#### [INSTRUCTION]
In the records below, find each line with the word "drawn" and copy it.

[START OF RECORDED INFORMATION]

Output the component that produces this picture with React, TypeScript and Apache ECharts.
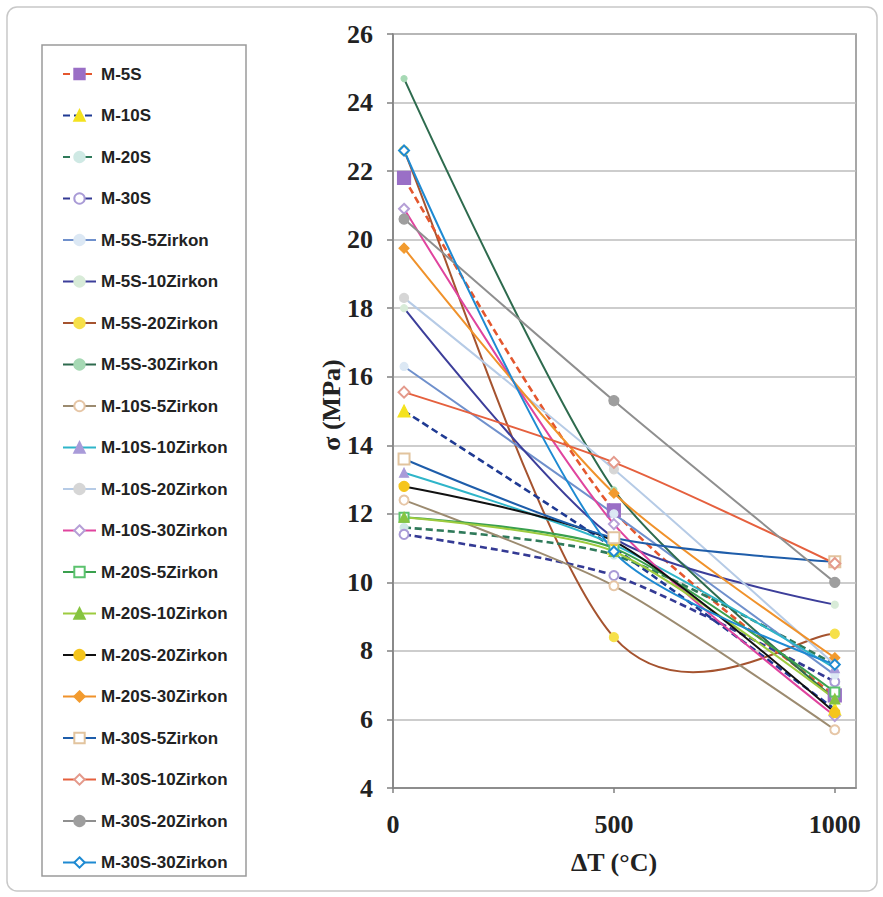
import { useEffect, useRef } from 'react';
import * as echarts from 'echarts';

// ---- data ----
const xValues = [25, 500, 1000];
const xTicks = [0, 500, 1000];
const yMin = 4;
const yMax = 26;

const seriesNames = [
  'M-5S', 'M-10S', 'M-20S', 'M-30S',
  'M-5S-5Zirkon', 'M-5S-10Zirkon', 'M-5S-20Zirkon', 'M-5S-30Zirkon',
  'M-10S-5Zirkon', 'M-10S-10Zirkon', 'M-10S-20Zirkon', 'M-10S-30Zirkon',
  'M-20S-5Zirkon', 'M-20S-10Zirkon', 'M-20S-20Zirkon', 'M-20S-30Zirkon',
  'M-30S-5Zirkon', 'M-30S-10Zirkon', 'M-30S-20Zirkon', 'M-30S-30Zirkon',
];

const m5S = [21.8, 12.1, 6.7];
const m10S = [15.0, 11.0, 6.3];
const m20S = [11.6, 10.8, 7.6];
const m30S = [11.4, 10.2, 7.1];
const m5S5Z = [16.3, 12.0, 7.3];
const m5S10Z = [18.0, 11.3, 9.35];
const m5S20Z = [22.6, 8.4, 8.5];
const m5S30Z = [24.7, 12.7, 6.6];
const m10S5Z = [12.4, 9.9, 5.7];
const m10S10Z = [13.2, 11.1, 7.5];
const m10S20Z = [18.3, 13.3, 7.6];
const m10S30Z = [20.9, 11.7, 6.1];
const m20S5Z = [11.9, 11.0, 6.8];
const m20S10Z = [11.9, 10.9, 6.6];
const m20S20Z = [12.8, 11.2, 6.2];
const m20S30Z = [19.75, 12.6, 7.8];
const m30S5Z = [13.6, 11.3, 10.6];
const m30S10Z = [15.55, 13.5, 10.55];
const m30S20Z = [20.6, 15.3, 10.0];
const m30S30Z = [22.6, 10.9, 7.6];

const seriesValues = [
  m5S, m10S, m20S, m30S,
  m5S5Z, m5S10Z, m5S20Z, m5S30Z,
  m10S5Z, m10S10Z, m10S20Z, m10S30Z,
  m20S5Z, m20S10Z, m20S20Z, m20S30Z,
  m30S5Z, m30S10Z, m30S20Z, m30S30Z,
];

type St = { line: string; dashed?: boolean; symbol: string; mark: string; size: number; excel?: boolean };
const styles: St[] = [
  { line: '#E4572E', dashed: true, symbol: 'rect', mark: '#9A6FC6', size: 13 },
  { line: '#1F3A93', dashed: true, symbol: 'triangle', mark: '#F4E21E', size: 12 },
  { line: '#2F7A5A', dashed: true, symbol: 'circle', mark: '#CFE9E4', size: 8 },
  { line: '#343A94', dashed: true, symbol: 'emptyCircle', mark: '#A99BD6', size: 9 },
  { line: '#6F90CC', symbol: 'circle', mark: '#DCE8F4', size: 8 },
  { line: '#3C3E9A', symbol: 'circle', mark: '#D8EBD8', size: 7 },
  { line: '#A5532F', symbol: 'circle', mark: '#F6E04A', size: 9, excel: true },
  { line: '#2E6B4E', symbol: 'circle', mark: '#A6D9B4', size: 6 },
  { line: '#9C8B70', symbol: 'emptyCircle', mark: '#E6C6A6', size: 9 },
  { line: '#2FB5C9', symbol: 'triangle', mark: '#A99BD9', size: 9 },
  { line: '#B6CBE6', symbol: 'circle', mark: '#D6D6D6', size: 9 },
  { line: '#E0449E', symbol: 'emptyDiamond', mark: '#B59FD6', size: 10 },
  { line: '#3AA04E', symbol: 'emptyRect', mark: '#5BC26E', size: 9 },
  { line: '#9DCB3F', symbol: 'triangle', mark: '#86C440', size: 10 },
  { line: '#111111', symbol: 'circle', mark: '#F5C51C', size: 10 },
  { line: '#F0922B', symbol: 'diamond', mark: '#F29B2F', size: 10 },
  { line: '#1E5DAA', symbol: 'emptyRect', mark: '#E2C49E', size: 11 },
  { line: '#E5603E', symbol: 'emptyDiamond', mark: '#E49A8C', size: 11 },
  { line: '#8F8F8F', symbol: 'circle', mark: '#9E9E9E', size: 10 },
  { line: '#1E8AD2', symbol: 'emptyDiamond', mark: '#1E8AD2', size: 10 },
];

// Excel-style (Catmull-Rom, 1/6) smoothed path through pixel points
function excelSmoothPath(p: number[][]): string {
  const k = 1 / 6;
  let d = `M${p[0][0]},${p[0][1]}`;
  for (let i = 0; i < p.length - 1; i++) {
    const prev = p[Math.max(i - 1, 0)];
    const a = p[i];
    const b = p[i + 1];
    const next = p[Math.min(i + 2, p.length - 1)];
    const c1x = a[0] + (b[0] - prev[0]) * k;
    const c1y = a[1] + (b[1] - prev[1]) * k;
    const c2x = b[0] - (next[0] - a[0]) * k;
    const c2y = b[1] - (next[1] - a[1]) * k;
    d += ` C${c1x},${c1y} ${c2x},${c2y} ${b[0]},${b[1]}`;
  }
  return d;
}

export default function App() {
  const ref = useRef<HTMLDivElement>(null);
  useEffect(() => {
    if (!ref.current) return;
    const chart = echarts.init(ref.current, null, { renderer: 'svg' });
    const series: any[] = [];
    seriesNames.forEach((name, i) => {
      const s = styles[i];
      const vals = seriesValues[i];
      if (s.excel) {
        series.push({
          name: name + ' (curve)',
          type: 'custom',
          silent: true,
          data: [[xValues[0], vals[0]]],
          renderItem: (_params: any, api: any) => {
            const pts = xValues.map((x, j) => api.coord([x, vals[j]]));
            return {
              type: 'path',
              shape: { pathData: excelSmoothPath(pts) },
              style: { fill: 'none', stroke: s.line, lineWidth: 2 },
            };
          },
        });
      }
      series.push({
        name,
        type: 'line',
        data: xValues.map((x, j) => [x, vals[j]]),
        symbol: s.symbol,
        symbolSize: s.size,
        smooth: s.excel ? false : 0.25,
        lineStyle: s.excel
          ? { color: s.line, width: 0 }
          : { color: s.line, width: s.dashed ? 2.6 : 2, type: s.dashed ? [7, 4] : 'solid' },
        itemStyle: { color: s.mark, borderColor: s.mark, borderWidth: 1.2 },
        emphasis: { disabled: true },
      });
    });
    const legendData = seriesNames.map((name, i) =>
      styles[i].excel ? { name, lineStyle: { width: 2, color: styles[i].line, opacity: 1 } } : name
    );
    chart.setOption({
      animation: false,
      backgroundColor: '#ffffff',
      graphic: [
        { type: 'rect', shape: { x: 7, y: 7, width: 870, height: 884, r: 10 }, style: { fill: 'none', stroke: '#C8C8C8', lineWidth: 1.5 }, silent: true },
        { type: 'rect', shape: { x: 42, y: 45, width: 204, height: 831 }, style: { fill: 'none', stroke: '#9A9A9A', lineWidth: 1.5 }, silent: true },
        {
          type: 'text', x: 331, y: 405, rotation: Math.PI / 2,
          style: { text: 'σ (MPa)', font: 'bold 26px "Liberation Serif"', align: 'center', verticalAlign: 'middle', fill: '#222' },
        },
        {
          type: 'text', x: 614, y: 862,
          style: { text: 'ΔT (°C)', font: 'bold 26px "Liberation Serif"', align: 'center', verticalAlign: 'middle', fill: '#222' },
        },
      ],
      legend: {
        orient: 'vertical', left: 57, top: 59,
        itemWidth: 33, itemHeight: 13, itemGap: 21.5,
        selectedMode: false,
        textStyle: { fontFamily: 'Liberation Sans', fontWeight: 'bold', fontSize: 17, color: '#222', lineHeight: 20 },
        data: legendData,
      },
      grid: { left: 393, top: 34, width: 463, height: 754, show: true, borderColor: '#8A8A8A', borderWidth: 1.5, backgroundColor: 'transparent' },
      xAxis: {
        type: 'value', min: 0, max: 1048,
        splitLine: { show: false },
        axisLine: { show: true, onZero: false, lineStyle: { color: '#808080', width: 1.5 } },
        axisTick: { show: true, inside: false, length: 5, customValues: xTicks, lineStyle: { color: '#808080', width: 1.5 } },
        axisLabel: {
          customValues: xTicks,
          formatter: (v: number) => (v % 500 === 0 ? String(v) : ''),
          fontFamily: 'Liberation Serif', fontWeight: 'bold', fontSize: 26, color: '#222', margin: 23,
        },
      },
      yAxis: {
        type: 'value', min: yMin, max: yMax, interval: 2,
        axisLine: { show: true, onZero: false, lineStyle: { color: '#808080', width: 1.5 } },
        axisTick: { show: true, inside: false, length: 6, lineStyle: { color: '#808080', width: 1.5 } },
        splitLine: { show: true, lineStyle: { color: '#BDBDBD', width: 1.5 } },
        axisLabel: { fontFamily: 'Liberation Serif', fontWeight: 'bold', fontSize: 26, color: '#222', margin: 20 },
      },
      series,
    });
    return () => chart.dispose();
  }, []);
  return <div ref={ref} style={{ position: 'fixed', left: 0, top: 0, width: 883, height: 897 }} />;
}
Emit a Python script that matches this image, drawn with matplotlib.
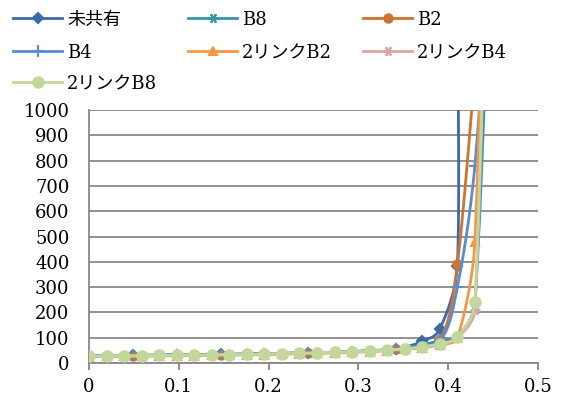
import numpy as np
import matplotlib
matplotlib.use("Agg")
import matplotlib.pyplot as plt
from matplotlib.lines import Line2D

plt.rcParams['font.family'] = ['DejaVu Serif', 'Noto Sans CJK JP']

# x grids
x_coarse = [0, 0.0488, 0.0977, 0.1465, 0.1953, 0.2441, 0.293, 0.3418, 0.3711, 0.3906, 0.4102, 0.4102]
x_coarse2 = [0, 0.0488, 0.0977, 0.1465, 0.1953, 0.2441, 0.293, 0.3418, 0.3906, 0.4102, 0.4297]
x_coarse3 = [0, 0.0488, 0.0977, 0.1465, 0.1953, 0.2441, 0.293, 0.3418, 0.3906, 0.4102, 0.4297, 0.4492]
x_fine = [0, 0.0195, 0.0391, 0.0586, 0.0781, 0.0977, 0.1172, 0.1367, 0.1563, 0.1758, 0.1953, 0.2148,
          0.2344, 0.2539, 0.2734, 0.293, 0.3125, 0.332, 0.3516, 0.3711, 0.3906, 0.4102, 0.4297, 0.4492]

y_mikyoyu = [28, 30, 32, 34, 37, 40, 45, 57, 85, 134, 385, 1500]
y_b8 = [27, 28, 28, 29, 30, 31, 31, 32, 33, 34, 35, 37, 38, 40, 42, 44, 47, 51, 60, 72, 88, 105, 235, 1900]
y_b2 = [27, 29, 31, 33, 36, 39, 44, 55, 95, 390, 1150]
y_b4 = [28, 30, 32, 34, 37, 40, 45, 56, 90, 300, 780, 1800]
y_2b2 = [25, 26, 26, 27, 28, 29, 29, 30, 31, 32, 33, 35, 36, 38, 40, 42, 45, 49, 54, 61, 72, 100, 480, 3000]
y_2b4 = [27, 28, 28, 29, 30, 31, 31, 32, 33, 34, 35, 37, 38, 40, 42, 44, 47, 51, 56, 63, 75, 100, 210, 2500]
y_2b8 = [27, 28, 28, 29, 30, 31, 31, 32, 33, 34, 35, 37, 38, 40, 42, 44, 47, 51, 56, 63, 76, 103, 240, 2600]

labels = ['未共有', 'B8', 'B2', 'B4', '2リンクB2', '2リンクB4', '2リンクB8']
colors = ['#3C6AA8', '#3795A8', '#CF7430', '#5A8CD0', '#F79646', '#DBA7A6', '#C3D69B']
markers = ['D', (6, 2, 90), 'o', '+', '^', (6, 2, 90), 'o']
msizes = [5, 7, 6, 8, 6, 7, 7.5]

xs = [x_coarse, x_fine, x_coarse2, x_coarse3, x_fine, x_fine, x_fine]
ys = [y_mikyoyu, y_b8, y_b2, y_b4, y_2b2, y_2b4, y_2b8]

W, H = 449.0, 253.0  # plot area in px, used for excel-like smoothing


def excel_smooth(x, y, n=30, k=0.4):
    p = np.column_stack([np.asarray(x) / 0.5 * W, np.asarray(y) / 1000.0 * H])
    ext = np.vstack([p[0], p, p[-1]])
    out = [p[:1]]
    t = np.linspace(0, 1, n)[1:, None]
    for i in range(len(p) - 1):
        P0, P1, P2, P3 = ext[i], ext[i + 1], ext[i + 2], ext[i + 3]
        L = np.linalg.norm(P2 - P1)
        d1 = (P2 - P0) / 6
        d2 = (P3 - P1) / 6
        # keep control points from flying off on very uneven segments
        for d in (d1, d2):
            nd = np.linalg.norm(d)
            if nd > k * L and nd > 0:
                d *= k * L / nd
        c1 = P1 + d1
        c2 = P2 - d2
        seg = (1 - t) ** 3 * P1 + 3 * (1 - t) ** 2 * t * c1 + 3 * (1 - t) * t ** 2 * c2 + t ** 3 * P2
        out.append(seg)
    q = np.vstack(out)
    return q[:, 0] / W * 0.5, q[:, 1] / H * 1000.0


fig = plt.figure(figsize=(5.66, 4.01), dpi=100)
ax = fig.add_axes([89 / 566, 38 / 401, 449 / 566, 253 / 401])

# series drawn one after another, markers with their own line
for j, (x, y, lab, c, m, ms) in enumerate(zip(xs, ys, labels, colors, markers, msizes)):
    sx, sy = excel_smooth(x, y)
    ax.plot(sx, sy, color=c, lw=2.0, zorder=2 + 2 * j)
    ax.plot(x, y, ls='none', marker=m, color=c, ms=ms, mew=1.5, zorder=3 + 2 * j)

ax.set_xlim(0, 0.5)
ax.set_ylim(0, 1000)
ax.set_xticks([0, 0.1, 0.2, 0.3, 0.4, 0.5])
ax.set_xticklabels(['0', '0.1', '0.2', '0.3', '0.4', '0.5'])
ax.set_yticks(range(0, 1001, 100))
ax.yaxis.grid(True, color='#888888', lw=1.3)
ax.set_axisbelow(True)
for s in ['top', 'right']:
    ax.spines[s].set_visible(False)
for s in ['left', 'bottom']:
    ax.spines[s].set_color('#888888')
    ax.spines[s].set_linewidth(1.3)
ax.tick_params(axis='y', length=0, pad=14, labelsize=13)
ax.tick_params(axis='x', length=5, width=1.3, color='#888888', pad=6, labelsize=13)

# legend laid out row by row like the original
leg_cols = [13, 188, 363]
leg_rows = [18, 51, 82]
for i, (lab, c, m, ms) in enumerate(zip(labels, colors, markers, msizes)):
    px = leg_cols[i % 3]
    py = 1 - leg_rows[i // 3] / 401
    x0, x1 = px / 566, (px + 49) / 566
    fig.add_artist(Line2D([x0, x1], [py, py], color=c, lw=2.0, transform=fig.transFigure))
    fig.add_artist(Line2D([(x0 + x1) / 2], [py], color=c, marker=m, ms=ms, mew=1.5,
                          transform=fig.transFigure))
    fig.text((px + 54) / 566, py, lab, fontsize=13, va='center_baseline', ha='left')

fig.savefig('out.png', dpi=100)
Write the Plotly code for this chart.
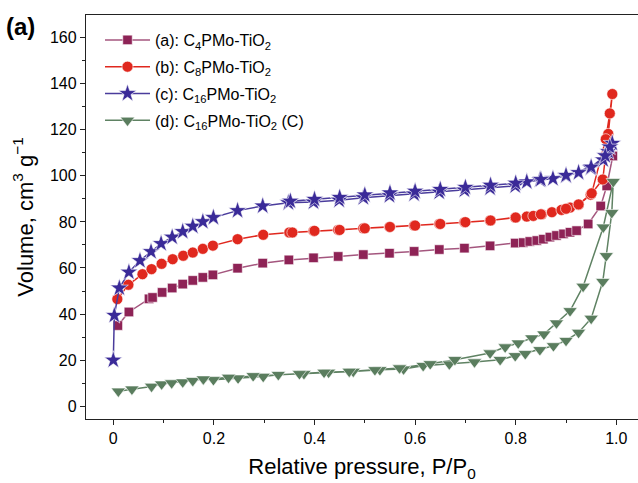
import plotly.graph_objects as go

# ---------------- data ----------------
# (a) C4PMo-TiO2 : squares
a_p = [0.009, 0.031, 0.071, 0.078, 0.097, 0.117, 0.138, 0.158, 0.178, 0.198, 0.247, 0.297,
       0.349, 0.398, 0.447, 0.497, 0.549, 0.598, 0.648, 0.698, 0.749, 0.799, 0.815, 0.828,
       0.842, 0.855, 0.868, 0.881, 0.895, 0.908, 0.921, 0.944, 0.969, 0.981, 0.993]
a_v = [35.0, 40.9, 46.6, 47.2, 49.4, 51.3, 53.0, 54.6, 55.9, 57.0, 59.9, 62.1,
       63.5, 64.4, 65.0, 65.8, 66.4, 67.2, 68.0, 68.6, 69.6, 70.8, 71.0, 71.5,
       71.9, 72.5, 73.4, 74.1, 74.8, 75.5, 76.2, 79.1, 86.9, 95.6, 108.6]

# (b) C8PMo-TiO2 : circles (adsorption then desorption)
b_p_ads = [0.008, 0.030, 0.058, 0.076, 0.096, 0.118, 0.139, 0.158, 0.178, 0.198, 0.247, 0.298,
           0.350, 0.398, 0.447, 0.497, 0.549, 0.598, 0.648, 0.698, 0.749, 0.799, 0.822, 0.835,
           0.852, 0.872, 0.891, 0.908, 0.925, 0.949, 0.973, 0.984, 0.992]
b_v_ads = [46.5, 52.7, 57.3, 59.5, 61.8, 63.8, 65.3, 66.7, 68.3, 69.7, 72.5, 74.4,
           75.4, 76.1, 76.5, 77.2, 77.8, 78.4, 79.1, 79.9, 80.6, 81.9, 82.3, 82.6,
           83.3, 84.2, 85.2, 86.2, 87.4, 91.8, 98.4, 118.2, 135.5]
b_p_des = [0.987, 0.979, 0.951, 0.925, 0.900, 0.850, 0.800, 0.750, 0.700, 0.650, 0.600,
           0.550, 0.500, 0.450, 0.400, 0.356]
b_v_des = [127.1, 115.9, 92.4, 87.6, 85.7, 83.3, 81.9, 80.6, 79.9, 79.1, 78.4,
           77.8, 77.2, 76.5, 76.1, 75.4]

# (c) C16PMo-TiO2 : stars
c_p_ads = [0.0, 0.002, 0.012, 0.031, 0.053, 0.075, 0.095, 0.117, 0.138, 0.158, 0.178, 0.199,
           0.247, 0.297, 0.348, 0.398, 0.449, 0.497, 0.549, 0.598, 0.648, 0.698, 0.749, 0.799,
           0.822, 0.848, 0.874, 0.900, 0.925, 0.949, 0.974, 0.984, 0.992]
c_v_ads = [20.0, 39.4, 51.3, 58.2, 63.2, 67.1, 70.6, 73.4, 75.8, 78.1, 80.1, 81.9,
           84.9, 86.9, 88.3, 88.6, 89.4, 90.5, 91.4, 92.1, 92.9, 93.8, 94.7, 95.6,
           97.4, 98.2, 98.8, 100.0, 101.4, 103.4, 106.9, 110.5, 114.1]
c_p_des = [0.987, 0.978, 0.950, 0.900, 0.850, 0.800, 0.750, 0.700, 0.650, 0.600, 0.550,
           0.500, 0.450, 0.400, 0.352]
c_v_des = [112.5, 108.7, 103.8, 100.2, 98.4, 96.8, 95.9, 95.0, 94.1, 93.3, 92.6,
           91.7, 90.6, 89.8, 89.0]

# (d) C16PMo-TiO2 (C) : down triangles
d_p_ads = [0.010, 0.037, 0.076, 0.096, 0.116, 0.138, 0.158, 0.179, 0.199, 0.248, 0.298, 0.328,
           0.379, 0.428, 0.477, 0.530, 0.577, 0.616, 0.668, 0.718, 0.769, 0.799, 0.819, 0.848,
           0.875, 0.900, 0.925, 0.950, 0.973, 0.980, 0.991, 0.994]
d_v_ads = [6.5, 7.4, 8.6, 9.6, 10.1, 10.5, 11.1, 11.8, 11.5, 12.2, 12.9, 13.7,
           14.1, 14.7, 15.1, 15.8, 16.1, 17.6, 18.3, 19.2, 20.2, 21.9, 22.8, 24.5,
           26.2, 28.5, 32.0, 38.1, 54.1, 65.3, 84.0, 97.5]
d_p_des = [0.974, 0.934, 0.908, 0.881, 0.856, 0.832, 0.805, 0.779, 0.749, 0.679, 0.630,
           0.569, 0.520, 0.469, 0.419, 0.370, 0.278, 0.229, 0.179]
d_v_des = [77.7, 52.0, 41.4, 36.1, 31.3, 29.6, 27.4, 25.7, 23.1, 20.2, 18.4,
           16.6, 15.8, 15.1, 14.7, 14.1, 13.2, 12.5, 11.8]

names = ["(a): C<sub>4</sub>PMo-TiO<sub>2</sub>",
         "(b): C<sub>8</sub>PMo-TiO<sub>2</sub>",
         "(c): C<sub>16</sub>PMo-TiO<sub>2</sub>",
         "(d): C<sub>16</sub>PMo-TiO<sub>2</sub> (C)"]

x_ticks = [0, 0.2, 0.4, 0.6, 0.8, 1.0]
x_ticklabels = ["0", "0.2", "0.4", "0.6", "0.8", "1.0"]
y_ticks = [0, 20, 40, 60, 80, 100, 120, 140, 160]

# ---------------- figure ----------------
FONT = "Arial, 'Liberation Sans', sans-serif"
W, H = 638, 483
ML, MR, MT, MB = 86, 0, 15, 64
PW, PH = W - ML - MR, H - MT - MB

fig = go.Figure()

series = [
    (a_p, a_v, "#8e2356", "#a4567e", "square", 9.5),
    (b_p_ads + b_p_des, b_v_ads + b_v_des, "#e0281e", "#e0281e", "circle", 11),
    (c_p_ads + c_p_des, c_v_ads + c_v_des, "#3a2a98", "#4a3c9c", "star", 13.5),
    (d_p_ads + d_p_des, d_v_ads + d_v_des, "#5a7d5e", "#5f8263", "triangle-down", 12.5),
]
for i, ((xs, ys, mcol, lcol, sym, sz), nm) in enumerate(zip(series, names)):
    fig.add_trace(go.Scatter(
        x=xs, y=ys, mode="lines+markers", name=nm, legendgroup=f"g{i}",
        line=dict(color=lcol, width=1.5),
        marker=dict(symbol=sym, size=sz, color=mcol, line=dict(color="white", width=0.6)),
    ))

fig.update_layout(
    width=W, height=H,
    margin=dict(l=ML, r=MR, t=MT, b=MB),
    paper_bgcolor="white", plot_bgcolor="white",
    font=dict(family=FONT, size=16, color="black"),
    showlegend=True,
    legend=dict(x=(100 - ML) / PW, y=1 - (23 - MT) / PH, xanchor="left", yanchor="top",
                bgcolor="rgba(0,0,0,0)", font=dict(size=16, family=FONT),
                itemwidth=45, tracegroupgap=3, traceorder="grouped"),
    annotations=[dict(text="<b>(a)</b>", xref="paper", yref="paper",
                      x=(4 - ML) / PW, y=1 - (26 - MT) / PH,
                      xanchor="left", yanchor="middle", showarrow=False,
                      font=dict(size=24, family=FONT))],
)

fig.update_xaxes(
    range=[-0.0543, 1.0431], showline=True, linecolor="#222", linewidth=1.3, mirror=True,
    showgrid=False, zeroline=False,
    tickmode="array", tickvals=x_ticks, ticktext=x_ticklabels,
    ticks="outside", ticklen=5, tickwidth=1, tickcolor="#222",
    tickfont=dict(size=16),
    minor=dict(dtick=0.1, ticks="outside", ticklen=3, tickwidth=1, tickcolor="#222", showgrid=False),
    title=dict(text="Relative pressure, P/P<sub>0</sub>", font=dict(size=22), standoff=12),
)
fig.update_yaxes(
    range=[-5.55, 169.8], showline=True, linecolor="#222", linewidth=1.3, mirror=False,
    showgrid=False, zeroline=False,
    tickmode="array", tickvals=y_ticks,
    ticks="outside", ticklen=5, tickwidth=1, tickcolor="#222",
    tickfont=dict(size=16),
    minor=dict(dtick=10, ticks="outside", ticklen=3, tickwidth=1, tickcolor="#222", showgrid=False),
    title=dict(text="Volume, cm<sup>3</sup> g<sup>−1</sup>", font=dict(size=22), standoff=10),
)

fig.write_html("out.html", config={"displayModeBar": False},
               post_script="document.body.style.margin='0';document.body.style.overflow='hidden';")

[END OF RECORDED INFORMATION]

#### [ANSWER TO THIS EXERCISE]
Emit a Python script that matches this image, drawn with matplotlib.
# series drawn one after another, markers with their own line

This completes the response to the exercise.